**Dataset**.
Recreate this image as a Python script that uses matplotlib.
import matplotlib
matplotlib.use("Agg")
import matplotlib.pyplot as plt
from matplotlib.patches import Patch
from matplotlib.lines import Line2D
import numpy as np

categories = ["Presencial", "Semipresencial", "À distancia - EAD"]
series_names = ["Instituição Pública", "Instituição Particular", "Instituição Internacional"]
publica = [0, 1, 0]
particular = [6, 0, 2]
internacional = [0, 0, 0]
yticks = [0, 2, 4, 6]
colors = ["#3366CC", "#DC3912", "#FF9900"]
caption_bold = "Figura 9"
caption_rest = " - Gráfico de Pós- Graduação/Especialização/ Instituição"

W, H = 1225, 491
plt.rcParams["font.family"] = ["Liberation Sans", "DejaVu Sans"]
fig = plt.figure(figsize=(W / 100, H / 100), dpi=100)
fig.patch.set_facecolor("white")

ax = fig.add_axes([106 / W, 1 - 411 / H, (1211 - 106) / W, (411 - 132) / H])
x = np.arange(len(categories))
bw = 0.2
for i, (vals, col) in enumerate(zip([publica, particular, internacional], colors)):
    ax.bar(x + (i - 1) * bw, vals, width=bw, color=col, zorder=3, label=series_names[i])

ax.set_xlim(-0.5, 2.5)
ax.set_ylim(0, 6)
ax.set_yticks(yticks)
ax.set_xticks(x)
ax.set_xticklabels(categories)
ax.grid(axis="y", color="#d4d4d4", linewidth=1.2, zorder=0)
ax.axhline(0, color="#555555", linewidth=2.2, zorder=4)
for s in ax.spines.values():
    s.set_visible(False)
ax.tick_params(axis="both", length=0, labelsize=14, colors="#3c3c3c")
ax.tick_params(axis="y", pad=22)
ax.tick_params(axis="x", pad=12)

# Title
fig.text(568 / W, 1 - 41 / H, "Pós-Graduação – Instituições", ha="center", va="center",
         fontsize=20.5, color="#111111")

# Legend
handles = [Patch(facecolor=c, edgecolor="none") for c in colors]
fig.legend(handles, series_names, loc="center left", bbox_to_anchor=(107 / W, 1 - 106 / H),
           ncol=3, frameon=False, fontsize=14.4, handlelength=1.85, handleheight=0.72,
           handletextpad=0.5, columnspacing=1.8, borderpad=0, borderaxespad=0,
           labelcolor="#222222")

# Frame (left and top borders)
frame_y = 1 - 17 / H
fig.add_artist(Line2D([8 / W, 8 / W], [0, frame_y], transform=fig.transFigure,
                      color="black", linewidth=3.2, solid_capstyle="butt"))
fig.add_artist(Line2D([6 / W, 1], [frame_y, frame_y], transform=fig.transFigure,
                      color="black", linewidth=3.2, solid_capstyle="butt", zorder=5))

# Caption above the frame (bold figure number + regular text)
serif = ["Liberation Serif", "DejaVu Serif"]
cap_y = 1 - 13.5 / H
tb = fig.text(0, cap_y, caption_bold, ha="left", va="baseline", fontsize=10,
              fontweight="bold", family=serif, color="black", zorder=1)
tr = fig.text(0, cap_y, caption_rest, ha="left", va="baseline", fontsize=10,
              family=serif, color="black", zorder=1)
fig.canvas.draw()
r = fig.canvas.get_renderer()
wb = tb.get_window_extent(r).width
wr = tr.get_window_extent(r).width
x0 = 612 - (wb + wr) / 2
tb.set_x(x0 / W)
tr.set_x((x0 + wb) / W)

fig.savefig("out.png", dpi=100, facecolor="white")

* * *

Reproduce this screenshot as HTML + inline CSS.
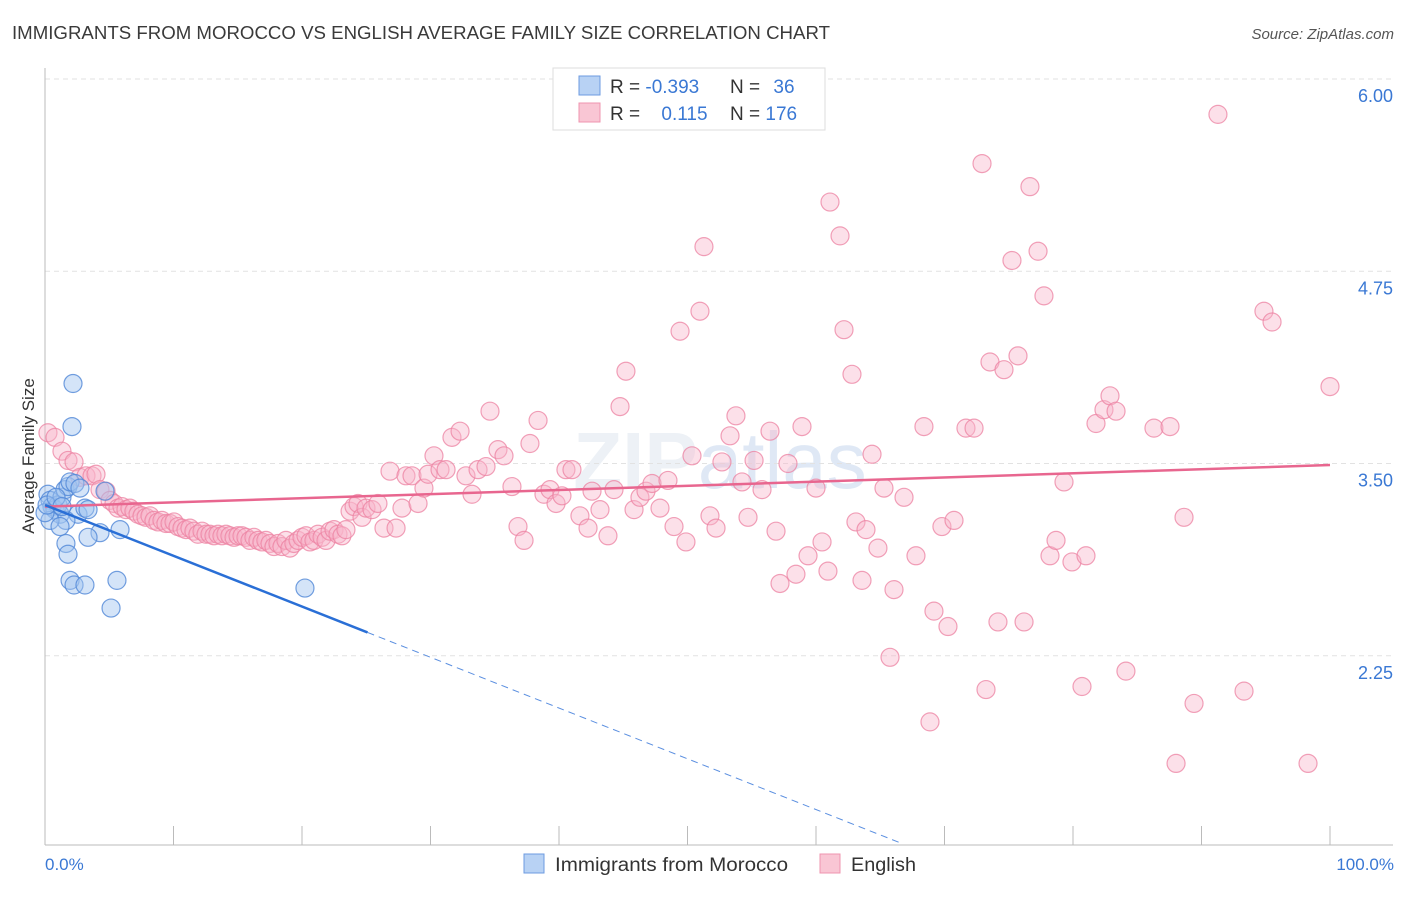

...

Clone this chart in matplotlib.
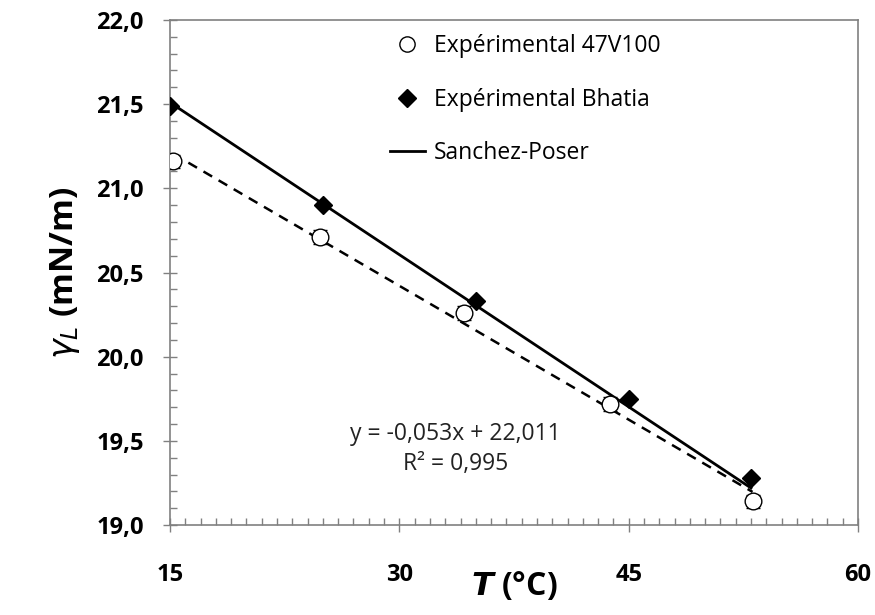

**Instructions to follow**. Find how many lines hold the string "matplotlib", and state that number alone.

**Solution for this task**. 7